Religion
- Affiliation: Islam
- Branch/tradition: Sunni

Location
- Location: Kendari, Southeast Sulawesi, Indonesia
- Interactive map of Al-Alam Mosque Masjid Al-Alam
- Coordinates: 3°58′41″S 122°32′40″E﻿ / ﻿3.9781°S 122.5445°E

Architecture
- Type: Mosque
- Groundbreaking: 2010
- Completed: 2018
- Construction cost: 200 billion Rp. (13 million USD)

Specifications
- Capacity: 10,000
- Dome: 1
- Minaret: 4

Website
- https://www.masjidalalam.org/

= Al-Alam Mosque =

Mosque in Indonesia

Al-Alam Mosque is a mosque in the city of Kendari, Southeast Sulawesi, Indonesia.

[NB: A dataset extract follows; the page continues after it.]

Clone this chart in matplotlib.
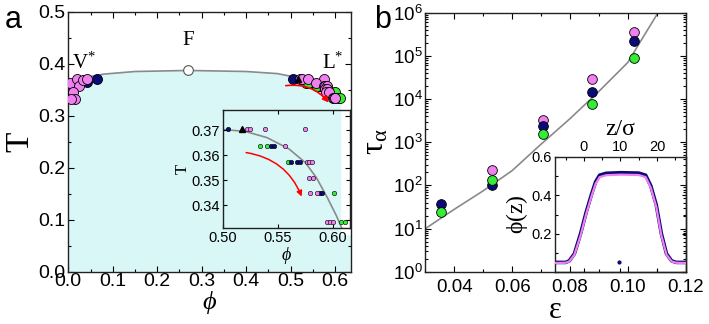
import numpy as np
import matplotlib
matplotlib.use('Agg')
import matplotlib.pyplot as plt
from matplotlib.patches import FancyArrowPatch
from matplotlib.ticker import MultipleLocator, LogLocator, NullFormatter, FuncFormatter

# ---------------- data ----------------
# Panel a : coexistence curve
curve_phi = [0.0, 0.03, 0.08, 0.15, 0.27, 0.40, 0.47, 0.50, 0.53, 0.56, 0.58, 0.60, 0.61]
curve_T = [0.360, 0.372, 0.380, 0.385, 0.387, 0.385, 0.381, 0.376, 0.370, 0.362, 0.354, 0.342, 0.333]
crit_phi = [0.27]
crit_T = [0.387]

# vapour branch
vap_pink_phi = [0.004, 0.020, 0.025, 0.033, 0.043, 0.011, 0.015, 0.005]
vap_pink_T = [0.363, 0.370, 0.357, 0.369, 0.370, 0.346, 0.333, 0.333]
vap_navy_phi = [0.043, 0.064]
vap_navy_T = [0.365, 0.370]

# liquid branch
liq_pink_phi = [0.522, 0.5247, 0.5386, 0.575, 0.5563, 0.576, 0.5785, 0.581,
                0.5785, 0.5823, 0.579, 0.5854, 0.595, 0.5975, 0.600]
liq_pink_T = [0.3704, 0.3704, 0.3704, 0.3704, 0.3637, 0.3571, 0.3571, 0.3571,
              0.3509, 0.3509, 0.3448, 0.3448, 0.3333, 0.3333, 0.3333]
liq_navy_phi = [0.5047, 0.544, 0.546, 0.5617, 0.5674, 0.5696, 0.5886, 0.590]
liq_navy_T = [0.3704, 0.3637, 0.3637, 0.3571, 0.3571, 0.3571, 0.3448, 0.3448]
liq_green_phi = [0.534, 0.5396, 0.5595, 0.6006, 0.607, 0.611]
liq_green_T = [0.3637, 0.3637, 0.3571, 0.3448, 0.3333, 0.3333]
tri_phi = [0.5174]
tri_T = [0.3704]

inset_curve_phi = [0.50, 0.52, 0.54, 0.56, 0.575, 0.585, 0.595, 0.603, 0.608]
inset_curve_T = [0.3702, 0.3695, 0.367, 0.3625, 0.357, 0.351, 0.343, 0.336, 0.331]

arrow_main = [(0.483, 0.357), (0.590, 0.321)]
arrow_inset = [(0.5185, 0.3612), (0.5725, 0.3425)]

# Panel b : relaxation time
eps = [0.0355, 0.053, 0.0705, 0.0875, 0.102]
tau_pink = [np.nan, 226, 3260, 29000, 363000]
tau_navy = [37, 100, 2370, 14800, 224000]
tau_green = [23.7, 133, 1590, 7500, 87700]
fit_eps = [0.03, 0.04, 0.05, 0.06, 0.07, 0.08, 0.09, 0.10, 0.105, 0.1105]
fit_tau = [10, 28, 75, 220, 900, 3500, 15000, 70000, 250000, 1000000]

# inset b : density profile
z_prof = [-8, -5, -4, -2.6, -0.9, 0.6, 2.0, 3.2, 4.3, 6.1, 10, 15, 16.9, 18.3,
          19.8, 21.2, 22.6, 24.0, 25.3, 28]
prof_pink = [0.047, 0.048, 0.055, 0.09, 0.19, 0.30, 0.39, 0.46, 0.495, 0.505, 0.508,
             0.506, 0.495, 0.44, 0.34, 0.19, 0.09, 0.055, 0.048, 0.047]
prof_navy = [0.050, 0.050, 0.058, 0.095, 0.20, 0.31, 0.40, 0.47, 0.505, 0.515, 0.518,
             0.516, 0.505, 0.45, 0.35, 0.20, 0.095, 0.058, 0.050, 0.050]
dot_z = [9.5]
dot_phi = [0.05]

# ---------------- style ----------------
PINK = '#f07ff0'
NAVY = '#0a0a78'
GREEN = '#33ee33'
FILL = '#d9f7f7'
GRAY = '#8a8a8a'
SANS = 'Liberation Sans'
SERIF = 'Liberation Serif'

plt.rcParams['font.family'] = SANS
plt.rcParams['mathtext.fontset'] = 'custom'
plt.rcParams['mathtext.rm'] = SERIF
plt.rcParams['mathtext.it'] = SERIF + ':italic'
plt.rcParams['mathtext.sf'] = SANS

W, H = 709, 324
fig = plt.figure(figsize=(W / 100, H / 100), dpi=100)


def box(x0, y0, x1, y1):
    return [x0 / W, 1 - y1 / H, (x1 - x0) / W, (y1 - y0) / H]


def style_ticks(ax, size, pad=2, major=4, minor=2):
    ax.tick_params(which='both', direction='in', top=True, right=True, width=0.8,
                   labelsize=size, pad=pad)
    ax.tick_params(which='major', length=major)
    ax.tick_params(which='minor', length=minor)
    for s in ax.spines.values():
        s.set_linewidth(1.0)
        s.set_color('#222222')


# ---------------- panel a ----------------
axa = fig.add_axes(box(68.3, 11.7, 351, 271.7))
axa.set_xlim(0, 0.636)
axa.set_ylim(0, 0.5)
fx = list(curve_phi) + [0.614, 0.614, 0.636, 0.636, 0.0]
fy = list(curve_T) + [0.333, 0.07, 0.07, 0.0, 0.0]
axa.fill(fx, fy, color=FILL, lw=0, zorder=0)
axa.plot(curve_phi, curve_T, color=GRAY, lw=1.2, zorder=1)
axa.plot(crit_phi, crit_T, 'o', ms=7, mfc='white', mec='#555555', mew=0.8, zorder=3)
mk = dict(ls='none', marker='o', ms=7.2, mec='black', mew=0.6, zorder=3)
axa.plot(vap_navy_phi, vap_navy_T, mfc=NAVY, **mk)
axa.plot(vap_pink_phi, vap_pink_T, mfc=PINK, **mk)
axa.plot(liq_navy_phi, liq_navy_T, mfc=NAVY, **mk)
axa.plot(liq_green_phi, liq_green_T, mfc=GREEN, **mk)
axa.plot(liq_pink_phi, liq_pink_T, mfc=PINK, **mk)
axa.plot(tri_phi, tri_T, ls='none', marker='^', ms=5, color='black', zorder=4)
axa.add_patch(FancyArrowPatch(arrow_main[0], arrow_main[1], connectionstyle='arc3,rad=-0.3',
                              arrowstyle='-|>', mutation_scale=9, color='red', lw=1.2, zorder=4))
axa.xaxis.set_major_locator(MultipleLocator(0.1))
axa.xaxis.set_minor_locator(MultipleLocator(0.05))
axa.yaxis.set_major_locator(MultipleLocator(0.1))
axa.yaxis.set_minor_locator(MultipleLocator(0.05))
axa.xaxis.set_major_formatter(FuncFormatter(lambda v, p: f'{v:.1f}'))
axa.yaxis.set_major_formatter(FuncFormatter(lambda v, p: f'{v:.1f}'))
style_ticks(axa, 14, pad=2)
axa.tick_params(axis='x', pad=1)
axa.set_xlabel(r'$\phi$', fontsize=19, labelpad=-1)
axa.set_ylabel('T', family=SERIF, fontsize=24, labelpad=2)
axa.text(0.035, 0.40, r'V$^{*}$', family=SERIF, fontsize=15, ha='center', va='center')
axa.text(0.27, 0.445, 'F', family=SERIF, fontsize=15, ha='center', va='center')
axa.text(0.595, 0.40, r'L$^{*}$', family=SERIF, fontsize=15, ha='center', va='center')
fig.text(13 / W, 1 - 20 / H, 'a', fontsize=22, ha='center', va='center')

# inset a
axi = fig.add_axes(box(223, 110, 350, 228))
axi.patch.set_alpha(0)
axi.set_xlim(0.50, 0.6155)
axi.set_ylim(0.331, 0.378)
axi.plot(inset_curve_phi, inset_curve_T, color=GRAY, lw=1.2, zorder=1)
mki = dict(ls='none', marker='o', ms=3.2, mec='black', mew=0.4, zorder=3)
axi.plot(liq_green_phi, liq_green_T, mfc=GREEN, **mki)
axi.plot(liq_navy_phi, liq_navy_T, mfc=NAVY, **mki)
axi.plot(liq_pink_phi, liq_pink_T, mfc=PINK, **mki)
axi.plot(tri_phi, tri_T, ls='none', marker='^', ms=5, color='black', zorder=4)
axi.add_patch(FancyArrowPatch(arrow_inset[0], arrow_inset[1], connectionstyle='arc3,rad=-0.3',
                              arrowstyle='-|>', mutation_scale=8, color='red', lw=1.1, zorder=4))
axi.xaxis.set_major_locator(MultipleLocator(0.05))
axi.yaxis.set_major_locator(MultipleLocator(0.01))
axi.xaxis.set_major_formatter(FuncFormatter(lambda v, p: f'{v:.2f}'))
axi.yaxis.set_major_formatter(FuncFormatter(lambda v, p: f'{v:.2f}'))
style_ticks(axi, 10.5, pad=2, major=3)
axi.set_xlabel(r'$\phi$', fontsize=13, labelpad=0)
axi.set_ylabel('T', family=SERIF, fontsize=12, labelpad=1)

# ---------------- panel b ----------------
axb = fig.add_axes(box(425.5, 12.7, 685.5, 271.7))
axb.set_xlim(0.03, 0.12)
axb.set_yscale('log')
axb.set_ylim(1, 1e6)
axb.plot(fit_eps, fit_tau, color=GRAY, lw=1.2, zorder=1)
mkb = dict(ls='none', marker='o', ms=7, mec='black', mew=0.6, zorder=3)
axb.plot(eps, tau_pink, mfc=PINK, **mkb)
axb.plot(eps, tau_navy, mfc=NAVY, **mkb)
axb.plot(eps, tau_green, mfc=GREEN, **mkb)
axb.xaxis.set_major_locator(MultipleLocator(0.02))
axb.xaxis.set_minor_locator(MultipleLocator(0.01))
axb.xaxis.set_major_formatter(FuncFormatter(lambda v, p: f'{v:.2f}'))
axb.yaxis.set_major_locator(LogLocator(base=10, numticks=10))
axb.yaxis.set_minor_locator(LogLocator(base=10, subs=np.arange(2, 10), numticks=10))
axb.yaxis.set_minor_formatter(NullFormatter())
axb.yaxis.set_major_formatter(FuncFormatter(lambda v, p: r'$\mathsf{10^{%d}}$' % round(np.log10(v))))
style_ticks(axb, 13.5, pad=5)
axb.tick_params(axis='y', pad=2)
axb.set_xlabel('ε', family=SERIF, fontsize=22, labelpad=0)
axb.set_ylabel(r'$\mathrm{\tau_{\alpha}}$', fontsize=23, labelpad=2)
fig.text(383 / W, 1 - 20 / H, 'b', fontsize=22, ha='center', va='center')

# inset b
axj = fig.add_axes(box(555, 157, 685.5, 272))
axj.patch.set_alpha(0)
axj.set_xlim(-7.9, 27.8)
axj.set_ylim(0, 0.6)
axj.plot(z_prof, prof_navy, color=NAVY, lw=2.6, zorder=2)
axj.plot(z_prof, prof_pink, color=PINK, lw=1.6, zorder=3)
axj.plot(dot_z, dot_phi, ls='none', marker='o', ms=2, color=NAVY)
axj.xaxis.set_major_locator(MultipleLocator(10))
axj.xaxis.set_minor_locator(MultipleLocator(5))
axj.yaxis.set_major_locator(MultipleLocator(0.2))
axj.yaxis.set_minor_locator(MultipleLocator(0.1))
axj.xaxis.tick_top()
axj.xaxis.set_label_position('top')
axj.yaxis.set_major_formatter(FuncFormatter(lambda v, p: '' if v < 0.1 else f'{v:.1f}'))
style_ticks(axj, 10.5, pad=2, major=3)
axj.tick_params(axis='x', bottom=True, labelbottom=False, top=True, labeltop=True)
axj.set_xlabel('z/σ', family=SERIF, fontsize=17, labelpad=4)
axj.set_ylabel(r'$\mathrm{\phi(z)}$', fontsize=17, labelpad=1)

fig.savefig('out.png', dpi=100)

The mosque is a destination for religious tourism. The notable features of the mosque include its location in the middle of Kendari bay, and its unique minarets that are shaped like the Burj Al Arab in Dubai.

==Description==
The groundbreaking for the mosque was initiated in 2010 by Nur Alam, the former governor of Southeast Sulawesi. The mosque was inaugurated in 2018. The mosque takes its name from the former governor.

The mosque is located in the middle of Kendari bay and connected to the mainland by the Al-Alam Mosque street. During high tides, the mosque gives the impression of floating on the ocean. It is considered the third floating mosque in the world after Al-Rahma Mosque in Jeddah and Hassan II Mosque in Casablanca.

Architecturally, the mosque was inspired by the Al-Masjid an-Nabawi of Madina, Saudi Arabia. The four minarets of the mosque are built in the shape of Burj Al Arab luxury hotel in Dubai. The main dome has a semi-circular base with an opening and closing mechanism of the eight flower petals. The number eight is considered to symbolize Islam as well as the local hero Halu Oleo. The sliding dome mechanism uses technology from Germany and resembles that of Al-Masjid An-Nabawi. The mosque also employs shading umbrellas in the front yard which function as an additional place of worship when the main area is full. The appearance of these shading umbrellas also mimics the Medina Mosque.